In one scenario, author Houston recounts how one of his employees at The Farm, a CIA training facility, reported to him that forty dollars was missing from her wallet, and there was only one other employee who had been in the room where she had left her purse. Houston knew that if the suspect had not taken the money, he would simply say, immediately, “I didn’t take it and I have no idea who did.”  Instead, the suspect tried to get Houston to walk out to the parking lot and look at his car, where he had a trunk full of bibles. “Every week I take them wherever they’re needed on behalf of my church,” said the suspect. This is one of the big take-aways from the book: In order to convince the accuser, a liar may respond to an allegation with a truthful statement that casts him in a favorable light. It turned out the man with the bibles in the trunk had indeed swiped the $40 and eventually admitted it.

Another entertaining example of a subject countering a question with a statement that is true but doesn’t answer the question: Back in 2004, Vice President Dick Cheney used the “F” word in an exchange with Senator Patrick Leahy on the senate floor. The senate wasn’t in session, so the exchange was not recorded, but several journalists saw what happened. Neil Cavuto of Fox News later interviewed Cheney about the incident.

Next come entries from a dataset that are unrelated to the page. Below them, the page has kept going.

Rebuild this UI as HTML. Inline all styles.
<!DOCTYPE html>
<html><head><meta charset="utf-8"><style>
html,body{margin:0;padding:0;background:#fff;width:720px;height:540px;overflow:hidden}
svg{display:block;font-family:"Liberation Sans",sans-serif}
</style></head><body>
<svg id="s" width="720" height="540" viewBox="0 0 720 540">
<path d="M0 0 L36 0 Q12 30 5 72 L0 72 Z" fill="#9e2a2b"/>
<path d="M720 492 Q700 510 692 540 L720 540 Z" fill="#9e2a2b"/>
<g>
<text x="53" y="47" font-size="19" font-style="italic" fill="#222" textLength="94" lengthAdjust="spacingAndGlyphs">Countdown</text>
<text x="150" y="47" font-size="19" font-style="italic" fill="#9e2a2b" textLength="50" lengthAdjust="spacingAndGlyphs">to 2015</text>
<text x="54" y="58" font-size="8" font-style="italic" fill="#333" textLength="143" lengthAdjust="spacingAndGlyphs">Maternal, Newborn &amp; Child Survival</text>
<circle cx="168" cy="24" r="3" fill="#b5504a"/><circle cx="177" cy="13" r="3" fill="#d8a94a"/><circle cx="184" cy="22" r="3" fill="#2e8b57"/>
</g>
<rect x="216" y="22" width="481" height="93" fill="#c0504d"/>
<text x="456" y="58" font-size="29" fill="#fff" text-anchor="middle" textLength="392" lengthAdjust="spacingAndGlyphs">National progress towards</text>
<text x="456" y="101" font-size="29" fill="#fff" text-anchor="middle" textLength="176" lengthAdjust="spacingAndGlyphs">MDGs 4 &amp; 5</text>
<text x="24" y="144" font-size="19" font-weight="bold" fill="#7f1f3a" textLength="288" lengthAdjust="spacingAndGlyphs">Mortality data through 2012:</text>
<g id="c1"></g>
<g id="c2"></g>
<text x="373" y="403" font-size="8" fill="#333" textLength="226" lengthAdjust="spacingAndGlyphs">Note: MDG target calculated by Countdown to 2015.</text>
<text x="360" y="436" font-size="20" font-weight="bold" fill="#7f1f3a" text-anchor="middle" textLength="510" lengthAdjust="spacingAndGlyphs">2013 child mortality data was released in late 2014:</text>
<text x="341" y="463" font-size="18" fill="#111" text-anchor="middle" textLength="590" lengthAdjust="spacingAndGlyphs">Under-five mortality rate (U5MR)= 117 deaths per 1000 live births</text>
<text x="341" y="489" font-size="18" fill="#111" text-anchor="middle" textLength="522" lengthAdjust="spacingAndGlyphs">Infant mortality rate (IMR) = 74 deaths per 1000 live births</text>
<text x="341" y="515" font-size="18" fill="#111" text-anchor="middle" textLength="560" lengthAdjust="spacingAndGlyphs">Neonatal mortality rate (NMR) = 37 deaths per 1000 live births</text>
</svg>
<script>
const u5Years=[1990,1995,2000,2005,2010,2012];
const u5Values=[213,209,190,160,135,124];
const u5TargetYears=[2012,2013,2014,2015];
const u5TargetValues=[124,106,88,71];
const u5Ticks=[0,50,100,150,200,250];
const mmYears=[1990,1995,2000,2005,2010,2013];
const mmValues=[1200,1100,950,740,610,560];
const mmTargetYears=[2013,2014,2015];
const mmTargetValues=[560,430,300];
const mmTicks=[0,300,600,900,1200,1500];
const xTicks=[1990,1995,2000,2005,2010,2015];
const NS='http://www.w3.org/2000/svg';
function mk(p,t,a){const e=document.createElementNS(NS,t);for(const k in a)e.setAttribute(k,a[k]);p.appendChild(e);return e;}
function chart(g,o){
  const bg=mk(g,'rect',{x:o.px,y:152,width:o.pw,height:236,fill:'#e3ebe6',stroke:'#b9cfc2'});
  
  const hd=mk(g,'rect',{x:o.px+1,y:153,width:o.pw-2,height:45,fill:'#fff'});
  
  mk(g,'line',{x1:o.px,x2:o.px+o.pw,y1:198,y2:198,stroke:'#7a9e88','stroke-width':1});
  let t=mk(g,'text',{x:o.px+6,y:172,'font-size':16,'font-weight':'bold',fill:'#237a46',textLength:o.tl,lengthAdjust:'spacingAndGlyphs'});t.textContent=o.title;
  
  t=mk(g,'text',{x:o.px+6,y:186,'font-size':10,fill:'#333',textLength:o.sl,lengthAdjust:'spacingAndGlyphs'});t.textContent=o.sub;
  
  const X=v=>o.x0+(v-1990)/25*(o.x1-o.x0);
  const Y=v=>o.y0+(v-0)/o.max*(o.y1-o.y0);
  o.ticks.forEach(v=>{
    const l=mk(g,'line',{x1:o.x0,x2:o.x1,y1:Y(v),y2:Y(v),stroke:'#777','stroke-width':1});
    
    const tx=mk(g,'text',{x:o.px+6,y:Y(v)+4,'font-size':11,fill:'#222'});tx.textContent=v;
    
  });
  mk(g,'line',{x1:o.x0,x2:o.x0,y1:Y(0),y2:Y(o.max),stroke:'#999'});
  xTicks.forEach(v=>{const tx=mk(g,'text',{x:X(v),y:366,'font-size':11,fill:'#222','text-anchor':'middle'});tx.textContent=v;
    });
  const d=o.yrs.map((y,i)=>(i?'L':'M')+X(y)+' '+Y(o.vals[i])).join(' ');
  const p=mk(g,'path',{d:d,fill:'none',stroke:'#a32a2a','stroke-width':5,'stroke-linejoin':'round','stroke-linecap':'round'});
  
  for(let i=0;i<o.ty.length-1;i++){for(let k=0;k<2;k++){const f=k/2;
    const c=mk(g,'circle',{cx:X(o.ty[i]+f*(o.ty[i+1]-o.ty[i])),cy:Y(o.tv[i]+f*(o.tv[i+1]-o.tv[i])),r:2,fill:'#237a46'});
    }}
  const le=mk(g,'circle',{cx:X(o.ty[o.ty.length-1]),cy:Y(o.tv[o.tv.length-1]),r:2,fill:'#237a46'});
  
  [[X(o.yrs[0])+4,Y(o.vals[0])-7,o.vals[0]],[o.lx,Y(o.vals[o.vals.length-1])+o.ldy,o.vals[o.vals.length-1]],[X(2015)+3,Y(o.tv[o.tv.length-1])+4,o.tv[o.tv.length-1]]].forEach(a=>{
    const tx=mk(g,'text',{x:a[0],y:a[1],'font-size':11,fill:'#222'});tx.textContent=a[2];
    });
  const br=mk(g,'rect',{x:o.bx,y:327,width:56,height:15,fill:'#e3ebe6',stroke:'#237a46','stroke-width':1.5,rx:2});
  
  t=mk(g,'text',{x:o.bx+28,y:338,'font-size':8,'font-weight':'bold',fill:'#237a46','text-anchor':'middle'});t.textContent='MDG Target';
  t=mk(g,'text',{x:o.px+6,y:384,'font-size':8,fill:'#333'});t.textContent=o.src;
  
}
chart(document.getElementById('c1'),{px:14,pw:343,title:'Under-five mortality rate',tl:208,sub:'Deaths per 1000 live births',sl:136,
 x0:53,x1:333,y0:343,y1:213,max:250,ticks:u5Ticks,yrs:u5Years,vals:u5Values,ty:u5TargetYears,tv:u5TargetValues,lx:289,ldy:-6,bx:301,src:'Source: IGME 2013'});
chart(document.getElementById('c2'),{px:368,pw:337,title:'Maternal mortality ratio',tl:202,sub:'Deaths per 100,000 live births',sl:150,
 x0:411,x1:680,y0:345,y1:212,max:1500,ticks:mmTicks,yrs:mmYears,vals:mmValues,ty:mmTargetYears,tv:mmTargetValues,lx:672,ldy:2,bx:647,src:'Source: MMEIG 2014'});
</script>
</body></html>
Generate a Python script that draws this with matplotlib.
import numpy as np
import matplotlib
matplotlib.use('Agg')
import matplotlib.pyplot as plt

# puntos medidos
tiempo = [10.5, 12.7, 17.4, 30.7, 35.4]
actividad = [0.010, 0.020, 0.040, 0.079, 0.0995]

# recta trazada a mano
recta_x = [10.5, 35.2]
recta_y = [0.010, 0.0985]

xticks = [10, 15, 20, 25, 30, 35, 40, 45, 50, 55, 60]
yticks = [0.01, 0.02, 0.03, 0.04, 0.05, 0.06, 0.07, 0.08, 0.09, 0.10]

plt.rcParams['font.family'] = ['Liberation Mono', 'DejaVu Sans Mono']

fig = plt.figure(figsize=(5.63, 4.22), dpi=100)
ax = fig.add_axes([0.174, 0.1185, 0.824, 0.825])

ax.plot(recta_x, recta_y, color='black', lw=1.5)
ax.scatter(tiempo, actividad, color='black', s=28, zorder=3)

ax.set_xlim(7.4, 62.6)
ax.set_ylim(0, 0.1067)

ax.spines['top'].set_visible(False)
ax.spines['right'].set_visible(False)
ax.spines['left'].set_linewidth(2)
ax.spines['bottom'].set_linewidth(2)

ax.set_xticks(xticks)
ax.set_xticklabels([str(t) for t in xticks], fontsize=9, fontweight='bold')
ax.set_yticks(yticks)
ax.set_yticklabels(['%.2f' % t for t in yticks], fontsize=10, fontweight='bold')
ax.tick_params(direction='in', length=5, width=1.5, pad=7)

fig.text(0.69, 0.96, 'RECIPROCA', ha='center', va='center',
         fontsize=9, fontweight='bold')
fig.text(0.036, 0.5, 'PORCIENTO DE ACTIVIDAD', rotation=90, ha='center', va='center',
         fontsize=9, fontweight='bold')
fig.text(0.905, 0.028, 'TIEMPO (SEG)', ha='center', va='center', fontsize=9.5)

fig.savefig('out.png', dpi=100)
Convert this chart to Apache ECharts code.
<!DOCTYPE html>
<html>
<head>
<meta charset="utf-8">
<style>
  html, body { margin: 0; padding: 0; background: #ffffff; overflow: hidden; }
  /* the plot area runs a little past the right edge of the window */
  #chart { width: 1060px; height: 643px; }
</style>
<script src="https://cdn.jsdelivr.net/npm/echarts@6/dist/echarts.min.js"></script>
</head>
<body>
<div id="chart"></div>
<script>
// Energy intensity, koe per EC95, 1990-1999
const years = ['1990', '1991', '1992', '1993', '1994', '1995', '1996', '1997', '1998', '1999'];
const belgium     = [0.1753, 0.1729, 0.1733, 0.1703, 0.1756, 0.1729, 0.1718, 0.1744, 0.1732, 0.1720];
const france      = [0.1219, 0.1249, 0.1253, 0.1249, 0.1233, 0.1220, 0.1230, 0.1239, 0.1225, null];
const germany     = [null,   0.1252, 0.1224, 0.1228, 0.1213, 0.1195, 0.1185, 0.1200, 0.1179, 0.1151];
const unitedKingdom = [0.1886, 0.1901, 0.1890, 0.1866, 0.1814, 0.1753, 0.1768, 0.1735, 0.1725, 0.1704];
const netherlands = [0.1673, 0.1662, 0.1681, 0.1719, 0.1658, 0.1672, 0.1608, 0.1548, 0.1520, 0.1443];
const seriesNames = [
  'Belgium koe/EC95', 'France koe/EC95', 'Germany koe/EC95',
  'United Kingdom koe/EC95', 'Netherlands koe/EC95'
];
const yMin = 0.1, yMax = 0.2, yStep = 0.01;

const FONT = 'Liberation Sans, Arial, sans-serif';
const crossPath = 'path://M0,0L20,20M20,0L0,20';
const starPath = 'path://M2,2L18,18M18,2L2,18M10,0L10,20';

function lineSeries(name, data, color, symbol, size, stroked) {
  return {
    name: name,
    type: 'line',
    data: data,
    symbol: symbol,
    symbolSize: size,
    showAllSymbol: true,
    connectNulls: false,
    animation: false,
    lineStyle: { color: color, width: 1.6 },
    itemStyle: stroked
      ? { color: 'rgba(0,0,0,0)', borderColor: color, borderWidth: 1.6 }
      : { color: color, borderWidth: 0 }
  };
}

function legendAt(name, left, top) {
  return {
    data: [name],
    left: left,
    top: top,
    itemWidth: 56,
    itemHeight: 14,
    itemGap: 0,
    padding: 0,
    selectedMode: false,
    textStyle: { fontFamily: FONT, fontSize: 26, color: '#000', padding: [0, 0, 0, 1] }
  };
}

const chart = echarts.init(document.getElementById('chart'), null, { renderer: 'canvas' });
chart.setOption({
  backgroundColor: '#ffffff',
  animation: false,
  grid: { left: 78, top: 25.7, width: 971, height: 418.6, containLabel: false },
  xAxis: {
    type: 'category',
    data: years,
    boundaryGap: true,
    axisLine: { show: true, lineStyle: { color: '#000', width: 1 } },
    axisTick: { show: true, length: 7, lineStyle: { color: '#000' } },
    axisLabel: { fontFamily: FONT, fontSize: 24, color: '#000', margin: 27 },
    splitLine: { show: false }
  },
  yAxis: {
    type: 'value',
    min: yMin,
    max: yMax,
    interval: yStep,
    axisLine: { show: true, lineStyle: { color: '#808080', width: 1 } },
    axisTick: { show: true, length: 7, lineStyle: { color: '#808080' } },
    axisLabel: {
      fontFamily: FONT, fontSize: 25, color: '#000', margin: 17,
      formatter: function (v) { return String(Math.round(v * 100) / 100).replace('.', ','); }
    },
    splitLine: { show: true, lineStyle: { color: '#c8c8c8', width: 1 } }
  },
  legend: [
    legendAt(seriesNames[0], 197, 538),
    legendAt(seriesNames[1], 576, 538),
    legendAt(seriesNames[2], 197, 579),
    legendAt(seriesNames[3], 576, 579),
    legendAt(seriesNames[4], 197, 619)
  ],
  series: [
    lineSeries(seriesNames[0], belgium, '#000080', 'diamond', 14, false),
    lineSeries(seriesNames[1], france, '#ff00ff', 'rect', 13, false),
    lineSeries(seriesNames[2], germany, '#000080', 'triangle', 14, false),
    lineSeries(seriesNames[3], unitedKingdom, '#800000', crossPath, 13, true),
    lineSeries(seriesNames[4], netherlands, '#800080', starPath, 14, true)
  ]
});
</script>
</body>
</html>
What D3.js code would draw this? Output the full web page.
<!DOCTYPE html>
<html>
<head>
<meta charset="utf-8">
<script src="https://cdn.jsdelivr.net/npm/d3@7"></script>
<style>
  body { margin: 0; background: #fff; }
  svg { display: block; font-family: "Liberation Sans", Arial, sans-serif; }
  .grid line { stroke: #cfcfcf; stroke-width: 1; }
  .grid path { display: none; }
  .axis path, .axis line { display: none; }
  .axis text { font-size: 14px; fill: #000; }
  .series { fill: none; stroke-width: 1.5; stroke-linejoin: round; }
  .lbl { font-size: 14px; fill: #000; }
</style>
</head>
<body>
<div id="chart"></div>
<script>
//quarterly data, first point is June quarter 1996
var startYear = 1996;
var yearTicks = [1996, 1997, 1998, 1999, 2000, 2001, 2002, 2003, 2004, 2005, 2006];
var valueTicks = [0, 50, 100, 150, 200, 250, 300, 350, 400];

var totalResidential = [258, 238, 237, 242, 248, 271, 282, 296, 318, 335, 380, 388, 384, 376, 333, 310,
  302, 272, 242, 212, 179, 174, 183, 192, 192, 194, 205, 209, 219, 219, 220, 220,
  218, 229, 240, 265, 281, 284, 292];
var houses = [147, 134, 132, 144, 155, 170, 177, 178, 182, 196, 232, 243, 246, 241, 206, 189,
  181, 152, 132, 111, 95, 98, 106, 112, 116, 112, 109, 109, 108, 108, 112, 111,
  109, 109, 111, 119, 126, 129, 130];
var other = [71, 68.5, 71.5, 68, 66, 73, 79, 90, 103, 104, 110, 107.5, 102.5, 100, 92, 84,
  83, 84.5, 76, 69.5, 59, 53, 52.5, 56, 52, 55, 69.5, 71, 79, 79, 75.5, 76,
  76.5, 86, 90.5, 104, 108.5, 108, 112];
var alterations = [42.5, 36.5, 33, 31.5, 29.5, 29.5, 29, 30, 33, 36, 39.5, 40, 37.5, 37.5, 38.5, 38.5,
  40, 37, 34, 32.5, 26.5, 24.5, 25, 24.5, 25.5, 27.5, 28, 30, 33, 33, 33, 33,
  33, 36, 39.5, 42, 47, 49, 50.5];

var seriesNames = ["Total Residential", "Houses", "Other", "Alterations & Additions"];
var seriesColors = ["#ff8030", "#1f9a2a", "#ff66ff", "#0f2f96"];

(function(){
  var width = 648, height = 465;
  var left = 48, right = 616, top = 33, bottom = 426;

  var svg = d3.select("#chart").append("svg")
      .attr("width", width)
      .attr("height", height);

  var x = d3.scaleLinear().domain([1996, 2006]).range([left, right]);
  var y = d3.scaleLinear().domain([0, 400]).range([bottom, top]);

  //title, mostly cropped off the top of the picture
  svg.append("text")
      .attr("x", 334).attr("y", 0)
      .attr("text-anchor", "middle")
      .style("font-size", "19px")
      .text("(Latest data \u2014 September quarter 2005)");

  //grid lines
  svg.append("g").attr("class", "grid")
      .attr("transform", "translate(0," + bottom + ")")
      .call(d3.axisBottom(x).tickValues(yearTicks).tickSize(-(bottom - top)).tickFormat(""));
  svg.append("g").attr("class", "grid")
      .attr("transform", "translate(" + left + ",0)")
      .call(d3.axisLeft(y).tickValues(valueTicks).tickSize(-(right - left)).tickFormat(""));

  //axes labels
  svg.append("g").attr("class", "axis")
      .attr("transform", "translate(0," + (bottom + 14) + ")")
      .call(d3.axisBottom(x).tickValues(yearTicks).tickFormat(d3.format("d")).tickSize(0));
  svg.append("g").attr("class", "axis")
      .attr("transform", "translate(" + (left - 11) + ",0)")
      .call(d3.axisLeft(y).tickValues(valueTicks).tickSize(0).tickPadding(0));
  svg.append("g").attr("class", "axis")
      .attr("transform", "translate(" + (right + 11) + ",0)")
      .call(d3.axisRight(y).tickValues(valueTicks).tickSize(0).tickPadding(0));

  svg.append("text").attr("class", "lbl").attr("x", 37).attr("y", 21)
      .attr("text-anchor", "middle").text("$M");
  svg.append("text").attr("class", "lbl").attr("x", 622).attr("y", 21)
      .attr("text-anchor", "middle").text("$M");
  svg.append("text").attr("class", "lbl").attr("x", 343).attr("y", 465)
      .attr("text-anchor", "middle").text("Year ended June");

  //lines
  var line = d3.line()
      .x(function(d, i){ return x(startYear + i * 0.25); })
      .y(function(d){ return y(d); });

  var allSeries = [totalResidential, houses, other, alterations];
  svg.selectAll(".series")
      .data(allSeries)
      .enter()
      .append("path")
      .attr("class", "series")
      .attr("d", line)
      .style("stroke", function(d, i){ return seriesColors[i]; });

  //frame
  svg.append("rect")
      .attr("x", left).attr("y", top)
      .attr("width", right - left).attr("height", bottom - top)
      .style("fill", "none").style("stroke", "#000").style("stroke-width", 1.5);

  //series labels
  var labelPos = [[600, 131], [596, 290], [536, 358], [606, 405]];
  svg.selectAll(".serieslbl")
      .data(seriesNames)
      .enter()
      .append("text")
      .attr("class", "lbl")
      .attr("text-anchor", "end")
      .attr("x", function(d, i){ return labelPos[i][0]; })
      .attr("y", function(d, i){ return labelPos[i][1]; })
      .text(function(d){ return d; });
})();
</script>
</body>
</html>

When Cavuto asked Cheney, “did you use the ‘F’ word,” Cheney responded with a true statement that didn’t answer the question: “That’s not the kind of language I usually use.” After Cavuto pressed him further, Cheney finally admitted he had cursed at Leahy.

Other signs of deception: repeating the question to stall for time, going into attack mode against the questioner, trying to butter up the questioner with compliments, invoking religion (“I swear to God I didn’t take the forty dollars”), using qualifiers like “basically” and “usually,” exhibiting selective memory (“not that I recall”), and showing strange emotions while answering questions, like smiling when denying committing a serious crime like homicide.

Accused people also sometimes act like they don’t understand a simple question. A great example of this came when then-President Bill Clinton appeared before the independent counsel in the Monica Lewinsky case in 1997. During the proceeding, Clinton was asked about a statement by his attorney: “Counsel is fully aware that Ms. Lewinsky has filed, has an affidavit which they are in possession of saying that there is absolutely no sex of any kind in any manner, shape, or form, with President Clinton.” When asked whether that was a false statement, Clinton replied, “It depends on what the meaning of the word ‘is’ is. If ‘is’ means is and never has been, that is one thing. If it means there is none, that was a completely true statement.” Trapped by the statement, Clinton had tried to shrink its scope so he could answer truthfully.

There are also plenty of nonverbal cues to lying, though the authors say that averting eye contact, often thought to signify evasiveness, isn’t one of them, since many of us look away during conversations. More telling: hiding the mouth or eyes, throat-clearing or swallowing, biting or licking the lips, and what the authors call “anchor point movement,” shifting weight and position around the body at rest as a way to reduce anxiety, like fidgeting in a chair. To better observe this tendency, the authors like to have their subjects sit in a chair that has wheels or that rocks and swivels, so that the anchor point movements become obvious to the observer. Another clue: what the authors call “grooming gestures,” like brushing hair or adjusting a tie or shirt cuffs, which can signal anxiety. One last cue, which seems straight from central casting: sweating profusely. If the subject takes out a kerchief or simply mops his brow with the heel of his hand, it can signal deception.

In the book’s most entertaining chapter, the authors retrace the episode of Rep. Anthony Weiner, who in the spring of 2011, repeatedly denied having sent lewd photos of himself to a female college student on Twitter. The authors cite it as a textbook case of deceptive behaviors. From the first day the story broke, on May 27, Weiner repeatedly failed to answer questions in a straightforward way and instead made statements that were true but off point. Weiner also attacked his questioners and at other times bent over backward to be polite. He also tried to change the subject and talk about his impending vote on the debt limit. At one point, Weiner used what the authors call a “limiting” statement, when he replied to one of the queries, “I think I’ve been pretty responsive to you in the past,” limiting his answer with “I think” and “pretty.” Of course, when additional evidence came out, Weiner finally admitted his deception on June 6.

Though Weiner offers a textbook case, the authors emphasize that lie detection is far from an exact science. But if you read this book, which is packed with great anecdotes, you will feel closer to being able to flesh out a lie.

Here’s my take on the author’s main points:

1. Look for deceptive behaviors and responses within the first five seconds of asking a question.

2. Someone telling the truth will say immediately and plainly that they did not commit the crime.

3. Liars often respond to questions with truthful statements that cast them in a favorable light.

4. Liars often repeat a question to stall for time, go into attack mode against the questioner or butter up the questioner with compliments.

5. Nonverbal cues to lying include hiding the mouth or eyes, throat clearing or swallowing, grooming gestures like adjusting shirt cuffs, shifting weight around and sweating.